Although this solution meets the basic requirements of the challenge, we believe there are still considerable opportunities for improving both the results as well as the underlying E2E processing and visualization pipeline.
Obtaining additional tagged training data
We have been working in partnership with CrowdFlower to obtain more pre-labelled training data through Crowdsourcing. This enabled us to obtain data for training our classifier, and in the future we would move on to obtaining more labelled excerpts too.
Enhancing classification and report extraction
Based on initial results, we believe that a larger set of labelled excerpt could have a significant impact on the results (Precision & Recall) of the report extraction machine learning models.
We believe there are still many opportunities to implement additional visualizations into our tool. We would also like to give analysts the flexibility to choose or create their own visualizations based on the underlying data.
Additional Complementary Fields
While designing the tool, we identified a number of opportunities for enhancing the utility to analysts by implementing various meta-fields for both articles and reports.

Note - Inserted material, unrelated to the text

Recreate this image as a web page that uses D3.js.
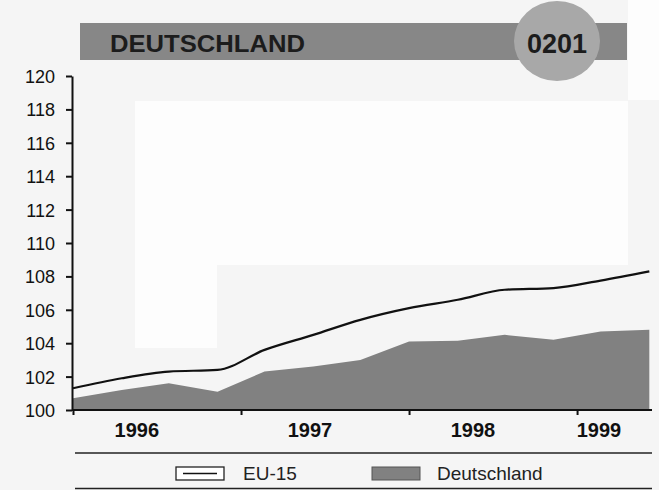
<!DOCTYPE html>
<html lang="de">
<head>
  <meta charset="utf-8">
  <script src="https://d3js.org/d3.v7.min.js"></script>
  <style>
    body, html {
      margin: 0;
      padding: 0;
      background: #f5f5f5;
    }
    svg {
      display: block;
      font-family: "Liberation Sans", Arial, Helvetica, sans-serif;
    }
    .axis path, .axis line {
      stroke: #111;
      stroke-width: 2px;
    }
    .axis text {
      fill: #111;
    }
  </style>
</head>
<body>
<svg id="chart" width="659" height="490"></svg>

<script>
  // data (index values)
  var periods = [1996.00, 1996.29, 1996.57, 1996.86, 1997.14, 1997.43, 1997.71,
                 1998.00, 1998.29, 1998.57, 1998.86, 1999.14, 1999.43];
  var eu15 = [101.3, 101.9, 102.3, 102.4, 103.6, 104.5, 105.4,
              106.1, 106.6, 107.2, 107.3, 107.75, 108.3];
  var deutschland = [100.7, 101.2, 101.6, 101.1, 102.3, 102.6, 103.0,
                     104.1, 104.15, 104.5, 104.2, 104.7, 104.8];
  var yearTicks = [1996, 1997, 1998, 1999];
  var yearLabels = ["1996", "1997", "1998", "1999"];
  var yearLabelAt = [1996.38, 1997.41, 1998.38, 1999.13];
  var yTicks = [100, 102, 104, 106, 108, 110, 112, 114, 116, 118, 120];
  var seriesNames = ["EU-15", "Deutschland"];

  var svg = d3.select("#chart");

  // scanned-page look: a few whiter patches
  svg.append("rect").attr("x", 628).attr("y", 0).attr("width", 31).attr("height", 100).attr("fill", "#fdfdfd");
  svg.append("rect").attr("x", 135).attr("y", 101).attr("width", 493).attr("height", 164).attr("fill", "#fdfdfd");
  svg.append("rect").attr("x", 135).attr("y", 265).attr("width", 82).attr("height", 83).attr("fill", "#fdfdfd");

  // header band
  svg.append("rect")
    .attr("x", 80).attr("y", 23)
    .attr("width", 547).attr("height", 37)
    .attr("fill", "#878787");
  svg.append("ellipse")
    .attr("cx", 557).attr("cy", 41)
    .attr("rx", 43).attr("ry", 40)
    .attr("fill", "#a8a8a8");
  svg.append("text")
    .attr("x", 110).attr("y", 52)
    .attr("textLength", 195)
    .attr("lengthAdjust", "spacingAndGlyphs")
    .style("font-size", "23px")
    .style("font-weight", "bold")
    .style("fill", "#1c1c1c")
    .text("DEUTSCHLAND");
  svg.append("text")
    .attr("x", 557).attr("y", 53)
    .attr("text-anchor", "middle")
    .style("font-size", "27px")
    .style("font-weight", "bold")
    .style("fill", "#1c1c1c")
    .text("0201");

  var x = d3.scaleLinear().domain([1996, 1999.44]).range([73, 651]);
  var y = d3.scaleLinear().domain([100, 120]).range([410, 76]);

  var rows = periods.map(function(p, i) {
    return {t: p, eu: eu15[i], de: deutschland[i]};
  });

  var area = d3.area()
    .x(function(d) { return x(d.t); })
    .y0(y(100))
    .y1(function(d) { return y(d.de); });

  var line = d3.line()
    .curve(d3.curveMonotoneX)
    .x(function(d) { return x(d.t); })
    .y(function(d) { return y(d.eu); });

  svg.append("path")
    .datum(rows)
    .attr("d", area)
    .attr("fill", "#818181");

  svg.append("path")
    .datum(rows)
    .attr("d", line)
    .attr("fill", "none")
    .attr("stroke", "#111")
    .attr("stroke-width", 2.2);

  // y axis
  var yAxis = svg.append("g")
    .attr("class", "axis")
    .attr("transform", "translate(72,0)")
    .call(d3.axisLeft(y).tickValues(yTicks).tickSize(6).tickPadding(11).tickSizeOuter(0));
  yAxis.selectAll("text")
    .style("font-size", "18px")
    .attr("dy", "0.36em");

  // x axis: ticks at year boundaries, labels placed separately
  var xAxis = svg.append("g")
    .attr("class", "axis")
    .attr("transform", "translate(0,410)")
    .call(d3.axisBottom(x).tickValues(yearTicks).tickSize(5).tickFormat("").tickSizeOuter(0));
  xAxis.select(".domain").attr("d", "M72,0H652");

  svg.selectAll(".year-label")
    .data(yearLabels)
    .enter().append("text")
    .attr("class", "year-label")
    .attr("x", function(d, i) { return x(yearLabelAt[i]); })
    .attr("y", 437)
    .attr("text-anchor", "middle")
    .style("font-size", "20px")
    .style("font-weight", "bold")
    .style("fill", "#111")
    .text(function(d) { return d; });

  // legend
  svg.append("line").attr("x1", 75).attr("x2", 652).attr("y1", 453).attr("y2", 453)
    .attr("stroke", "#222").attr("stroke-width", 1.5);
  svg.append("line").attr("x1", 75).attr("x2", 652).attr("y1", 488.5).attr("y2", 488.5)
    .attr("stroke", "#222").attr("stroke-width", 1.5);

  var legendBoxX = [176, 372];
  var legendTextX = [243, 437];

  svg.append("rect")
    .attr("x", legendBoxX[0]).attr("y", 467).attr("width", 48).attr("height", 13)
    .attr("fill", "#fff").attr("stroke", "#222").attr("stroke-width", 1.3);
  svg.append("line")
    .attr("x1", legendBoxX[0] + 7).attr("x2", legendBoxX[0] + 41)
    .attr("y1", 473.5).attr("y2", 473.5)
    .attr("stroke", "#111").attr("stroke-width", 1.5);
  svg.append("rect")
    .attr("x", legendBoxX[1]).attr("y", 467).attr("width", 48).attr("height", 13)
    .attr("fill", "#818181").attr("stroke", "#555").attr("stroke-width", 1);

  svg.selectAll(".legend-label")
    .data(seriesNames)
    .enter().append("text")
    .attr("class", "legend-label")
    .attr("x", function(d, i) { return legendTextX[i]; })
    .attr("y", 480)
    .style("font-size", "19px")
    .style("fill", "#222")
    .text(function(d) { return d; });
</script>
</body>
</html>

Some ideas, that have not yet been implemented, include:
A measure of the estimated reliability of a given article, that could take numerous factors into account, including the underlying domain, manually captured analyst ratings, similarity of content with other articles etc.
A measure of the likely accuracy of an extracted report, which could, for example, take into account:
- Incidence of certain key words
- Presence of conflicting or synonymous words
- Output probabilities of ML models etc.